** begin Supplied material **

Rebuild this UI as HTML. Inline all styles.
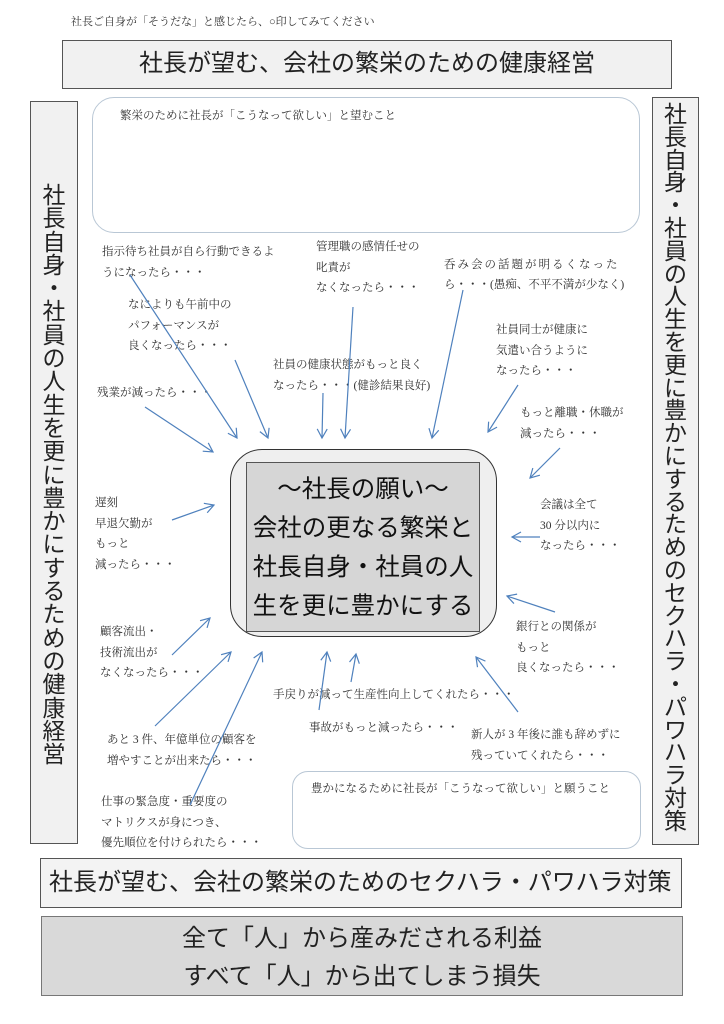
<!DOCTYPE html>
<html><head><meta charset="utf-8"><style>
body{margin:0;background:#fff;}
#p{position:relative;width:724px;height:1024px;overflow:hidden;font-family:"Liberation Serif","Noto Serif CJK SC","Noto Sans CJK JP",serif;color:#222;}
.a{position:absolute;}
.t{position:absolute;font-size:11.5px;line-height:20.5px;white-space:nowrap;color:#333;}
.box{position:absolute;box-sizing:border-box;}
.v{font-family:"Liberation Sans","Noto Sans CJK JP",sans-serif;font-size:23px;text-align:center;}
.v span{display:block;height:23.3px;line-height:23.3px;}
.r span{height:22.8px;line-height:22.8px;}
.big{font-family:"Liberation Sans","Noto Sans CJK JP",sans-serif;}
</style></head><body><div id="p">
<div class="t" style="left:71px;top:12px;font-size:11px;">社長ご自身が「そうだな」と感じたら、○印してみてください</div>
<div class="box big" style="left:62px;top:40px;width:610px;height:49px;border:1.5px solid #555;background:#f1f1f1;font-size:24px;line-height:46px;text-align:center;">社長が望む、会社の繁栄のための健康経営</div>
<div class="box" style="left:92px;top:97px;width:548px;height:136px;border:1px solid #b9c7d5;border-radius:22px;"></div>
<div class="t" style="left:120px;top:106px;">繁栄のために社長が「こうなって欲しい」と望むこと</div>
<div class="box v" style="left:30px;top:101px;width:48px;height:743px;border:1.5px solid #555;background:#f1f1f1;padding-top:82px;"><span>社</span><span>長</span><span>自</span><span>身</span><span>・</span><span>社</span><span>員</span><span>の</span><span>人</span><span>生</span><span>を</span><span>更</span><span>に</span><span>豊</span><span>か</span><span>に</span><span>す</span><span>る</span><span>た</span><span>め</span><span>の</span><span>健</span><span>康</span><span>経</span><span>営</span></div>
<div class="box v r" style="left:652px;top:97px;width:47px;height:748px;border:1.5px solid #555;background:#f1f1f1;padding-top:5px;"><span>社</span><span>長</span><span>自</span><span>身</span><span>・</span><span>社</span><span>員</span><span>の</span><span>人</span><span>生</span><span>を</span><span>更</span><span>に</span><span>豊</span><span>か</span><span>に</span><span>す</span><span>る</span><span>た</span><span>め</span><span>の</span><span>セ</span><span>ク</span><span>ハ</span><span>ラ</span><span>・</span><span>パ</span><span>ワ</span><span>ハ</span><span>ラ</span><span>対</span><span>策</span></div>

<div class="box" style="left:230px;top:449px;width:267px;height:188px;border:1.5px solid #333;border-radius:32px;background:#efefef;"></div>
<div class="box big" style="left:246px;top:462px;width:234px;height:170px;border:1.5px solid #555;background:#d6d6d6;font-size:24.5px;line-height:39px;text-align:center;padding-top:7px;color:#111;">～社長の願い～<br>会社の更なる繁栄と<br>社長自身・社員の人<br>生を更に豊かにする</div>

<div class="box" style="left:292px;top:771px;width:349px;height:78px;border:1px solid #b9c7d5;border-radius:16px;"></div>
<div class="t" style="left:311px;top:779px;">豊かになるために社長が「こうなって欲しい」と願うこと</div>

<div class="box big" style="left:40px;top:858px;width:642px;height:50px;border:1.5px solid #555;background:#f3f3f3;font-size:24px;line-height:47px;padding-left:8px;">社長が望む、会社の繁栄のためのセクハラ・パワハラ対策</div>
<div class="box big" style="left:41px;top:916px;width:642px;height:80px;border:1.5px solid #777;background:#d9d9d9;font-size:24px;line-height:38px;text-align:center;padding-top:3px;">全て「人」から産みだされる利益<br>すべて「人」から出てしまう損失</div>

<div class="t" style="left:102px;top:242px;">指示待ち社員が自ら行動できるよ<br>うになったら・・・</div>
<div class="t" style="left:316px;top:237px;">管理職の感情任せの<br>叱責が<br>なくなったら・・・</div>
<div class="t" style="left:444px;top:255px;letter-spacing:2px;">呑み会の話題が明るくなった</div>
<div class="t" style="left:444px;top:275px;">ら・・・(愚痴、不平不満が少なく)</div>
<div class="t" style="left:128px;top:295px;">なによりも午前中の<br>パフォーマンスが<br>良くなったら・・・</div>
<div class="t" style="left:496px;top:320px;">社員同士が健康に<br>気遣い合うように<br>なったら・・・</div>
<div class="t" style="left:273px;top:355px;">社員の健康状態がもっと良く<br>なったら・・・(健診結果良好)</div>
<div class="t" style="left:97px;top:383px;">残業が減ったら・・・</div>
<div class="t" style="left:520px;top:403px;">もっと離職・休職が<br>減ったら・・・</div>
<div class="t" style="left:95px;top:493px;">遅刻<br>早退欠勤が<br>もっと<br>減ったら・・・</div>
<div class="t" style="left:540px;top:495px;">会議は全て<br>30 分以内に<br>なったら・・・</div>
<div class="t" style="left:100px;top:622px;">顧客流出・<br>技術流出が<br>なくなったら・・・</div>
<div class="t" style="left:516px;top:617px;">銀行との関係が<br>もっと<br>良くなったら・・・</div>
<div class="t" style="left:273px;top:685px;">手戻りが減って生産性向上してくれたら・・・</div>
<div class="t" style="left:309px;top:718px;">事故がもっと減ったら・・・</div>
<div class="t" style="left:107px;top:730px;">あと 3 件、年億単位の顧客を<br>増やすことが出来たら・・・</div>
<div class="t" style="left:471px;top:725px;">新人が 3 年後に誰も辞めずに<br>残っていてくれたら・・・</div>
<div class="t" style="left:101px;top:792px;">仕事の緊急度・重要度の<br>マトリクスが身につき、<br>優先順位を付けられたら・・・</div>

<svg class="a" style="left:0;top:0" width="724" height="1024" viewBox="0 0 724 1024">
<defs><marker id="m" markerWidth="12" markerHeight="12" refX="10" refY="6" orient="auto" markerUnits="userSpaceOnUse"><path d="M1,1 L10,6 L1,11" fill="none" stroke="#4f81bd" stroke-width="1.2"/></marker></defs>
<g stroke="#4f81bd" stroke-width="1.2" fill="none" marker-end="url(#m)">
<line x1="130" y1="275" x2="237" y2="438"/>
<line x1="235" y1="360" x2="268" y2="438"/>
<line x1="145" y1="407" x2="213" y2="452"/>
<line x1="323" y1="393" x2="322" y2="438"/>
<line x1="353" y1="307" x2="345" y2="438"/>
<line x1="463" y1="290" x2="432" y2="438"/>
<line x1="518" y1="385" x2="488" y2="432"/>
<line x1="560" y1="448" x2="530" y2="478"/>
<line x1="172" y1="520" x2="214" y2="505"/>
<line x1="540" y1="537" x2="512" y2="537"/>
<line x1="172" y1="655" x2="210" y2="618"/>
<line x1="555" y1="612" x2="507" y2="596"/>
<line x1="155" y1="726" x2="231" y2="652"/>
<line x1="190" y1="805" x2="262" y2="652"/>
<line x1="319" y1="710" x2="327" y2="652"/>
<line x1="351" y1="682" x2="356" y2="654"/>
<line x1="518" y1="712" x2="476" y2="657"/>
</g></svg>
</div></body></html>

** end Supplied material **

Job :: Copy the whole of the material above exactly, but not its images.

Finished answer ::
Rebuild this UI as HTML. Inline all styles.
<!DOCTYPE html>
<html><head><meta charset="utf-8"><style>
body{margin:0;background:#fff;}
#p{position:relative;width:724px;height:1024px;overflow:hidden;font-family:"Liberation Serif","Noto Serif CJK SC","Noto Sans CJK JP",serif;color:#222;}
.a{position:absolute;}
.t{position:absolute;font-size:11.5px;line-height:20.5px;white-space:nowrap;color:#333;}
.box{position:absolute;box-sizing:border-box;}
.v{font-family:"Liberation Sans","Noto Sans CJK JP",sans-serif;font-size:23px;text-align:center;}
.v span{display:block;height:23.3px;line-height:23.3px;}
.r span{height:22.8px;line-height:22.8px;}
.big{font-family:"Liberation Sans","Noto Sans CJK JP",sans-serif;}
</style></head><body><div id="p">
<div class="t" style="left:71px;top:12px;font-size:11px;">社長ご自身が「そうだな」と感じたら、○印してみてください</div>
<div class="box big" style="left:62px;top:40px;width:610px;height:49px;border:1.5px solid #555;background:#f1f1f1;font-size:24px;line-height:46px;text-align:center;">社長が望む、会社の繁栄のための健康経営</div>
<div class="box" style="left:92px;top:97px;width:548px;height:136px;border:1px solid #b9c7d5;border-radius:22px;"></div>
<div class="t" style="left:120px;top:106px;">繁栄のために社長が「こうなって欲しい」と望むこと</div>
<div class="box v" style="left:30px;top:101px;width:48px;height:743px;border:1.5px solid #555;background:#f1f1f1;padding-top:82px;"><span>社</span><span>長</span><span>自</span><span>身</span><span>・</span><span>社</span><span>員</span><span>の</span><span>人</span><span>生</span><span>を</span><span>更</span><span>に</span><span>豊</span><span>か</span><span>に</span><span>す</span><span>る</span><span>た</span><span>め</span><span>の</span><span>健</span><span>康</span><span>経</span><span>営</span></div>
<div class="box v r" style="left:652px;top:97px;width:47px;height:748px;border:1.5px solid #555;background:#f1f1f1;padding-top:5px;"><span>社</span><span>長</span><span>自</span><span>身</span><span>・</span><span>社</span><span>員</span><span>の</span><span>人</span><span>生</span><span>を</span><span>更</span><span>に</span><span>豊</span><span>か</span><span>に</span><span>す</span><span>る</span><span>た</span><span>め</span><span>の</span><span>セ</span><span>ク</span><span>ハ</span><span>ラ</span><span>・</span><span>パ</span><span>ワ</span><span>ハ</span><span>ラ</span><span>対</span><span>策</span></div>

<div class="box" style="left:230px;top:449px;width:267px;height:188px;border:1.5px solid #333;border-radius:32px;background:#efefef;"></div>
<div class="box big" style="left:246px;top:462px;width:234px;height:170px;border:1.5px solid #555;background:#d6d6d6;font-size:24.5px;line-height:39px;text-align:center;padding-top:7px;color:#111;">～社長の願い～<br>会社の更なる繁栄と<br>社長自身・社員の人<br>生を更に豊かにする</div>

<div class="box" style="left:292px;top:771px;width:349px;height:78px;border:1px solid #b9c7d5;border-radius:16px;"></div>
<div class="t" style="left:311px;top:779px;">豊かになるために社長が「こうなって欲しい」と願うこと</div>

<div class="box big" style="left:40px;top:858px;width:642px;height:50px;border:1.5px solid #555;background:#f3f3f3;font-size:24px;line-height:47px;padding-left:8px;">社長が望む、会社の繁栄のためのセクハラ・パワハラ対策</div>
<div class="box big" style="left:41px;top:916px;width:642px;height:80px;border:1.5px solid #777;background:#d9d9d9;font-size:24px;line-height:38px;text-align:center;padding-top:3px;">全て「人」から産みだされる利益<br>すべて「人」から出てしまう損失</div>

<div class="t" style="left:102px;top:242px;">指示待ち社員が自ら行動できるよ<br>うになったら・・・</div>
<div class="t" style="left:316px;top:237px;">管理職の感情任せの<br>叱責が<br>なくなったら・・・</div>
<div class="t" style="left:444px;top:255px;letter-spacing:2px;">呑み会の話題が明るくなった</div>
<div class="t" style="left:444px;top:275px;">ら・・・(愚痴、不平不満が少なく)</div>
<div class="t" style="left:128px;top:295px;">なによりも午前中の<br>パフォーマンスが<br>良くなったら・・・</div>
<div class="t" style="left:496px;top:320px;">社員同士が健康に<br>気遣い合うように<br>なったら・・・</div>
<div class="t" style="left:273px;top:355px;">社員の健康状態がもっと良く<br>なったら・・・(健診結果良好)</div>
<div class="t" style="left:97px;top:383px;">残業が減ったら・・・</div>
<div class="t" style="left:520px;top:403px;">もっと離職・休職が<br>減ったら・・・</div>
<div class="t" style="left:95px;top:493px;">遅刻<br>早退欠勤が<br>もっと<br>減ったら・・・</div>
<div class="t" style="left:540px;top:495px;">会議は全て<br>30 分以内に<br>なったら・・・</div>
<div class="t" style="left:100px;top:622px;">顧客流出・<br>技術流出が<br>なくなったら・・・</div>
<div class="t" style="left:516px;top:617px;">銀行との関係が<br>もっと<br>良くなったら・・・</div>
<div class="t" style="left:273px;top:685px;">手戻りが減って生産性向上してくれたら・・・</div>
<div class="t" style="left:309px;top:718px;">事故がもっと減ったら・・・</div>
<div class="t" style="left:107px;top:730px;">あと 3 件、年億単位の顧客を<br>増やすことが出来たら・・・</div>
<div class="t" style="left:471px;top:725px;">新人が 3 年後に誰も辞めずに<br>残っていてくれたら・・・</div>
<div class="t" style="left:101px;top:792px;">仕事の緊急度・重要度の<br>マトリクスが身につき、<br>優先順位を付けられたら・・・</div>

<svg class="a" style="left:0;top:0" width="724" height="1024" viewBox="0 0 724 1024">
<defs><marker id="m" markerWidth="12" markerHeight="12" refX="10" refY="6" orient="auto" markerUnits="userSpaceOnUse"><path d="M1,1 L10,6 L1,11" fill="none" stroke="#4f81bd" stroke-width="1.2"/></marker></defs>
<g stroke="#4f81bd" stroke-width="1.2" fill="none" marker-end="url(#m)">
<line x1="130" y1="275" x2="237" y2="438"/>
<line x1="235" y1="360" x2="268" y2="438"/>
<line x1="145" y1="407" x2="213" y2="452"/>
<line x1="323" y1="393" x2="322" y2="438"/>
<line x1="353" y1="307" x2="345" y2="438"/>
<line x1="463" y1="290" x2="432" y2="438"/>
<line x1="518" y1="385" x2="488" y2="432"/>
<line x1="560" y1="448" x2="530" y2="478"/>
<line x1="172" y1="520" x2="214" y2="505"/>
<line x1="540" y1="537" x2="512" y2="537"/>
<line x1="172" y1="655" x2="210" y2="618"/>
<line x1="555" y1="612" x2="507" y2="596"/>
<line x1="155" y1="726" x2="231" y2="652"/>
<line x1="190" y1="805" x2="262" y2="652"/>
<line x1="319" y1="710" x2="327" y2="652"/>
<line x1="351" y1="682" x2="356" y2="654"/>
<line x1="518" y1="712" x2="476" y2="657"/>
</g></svg>
</div></body></html>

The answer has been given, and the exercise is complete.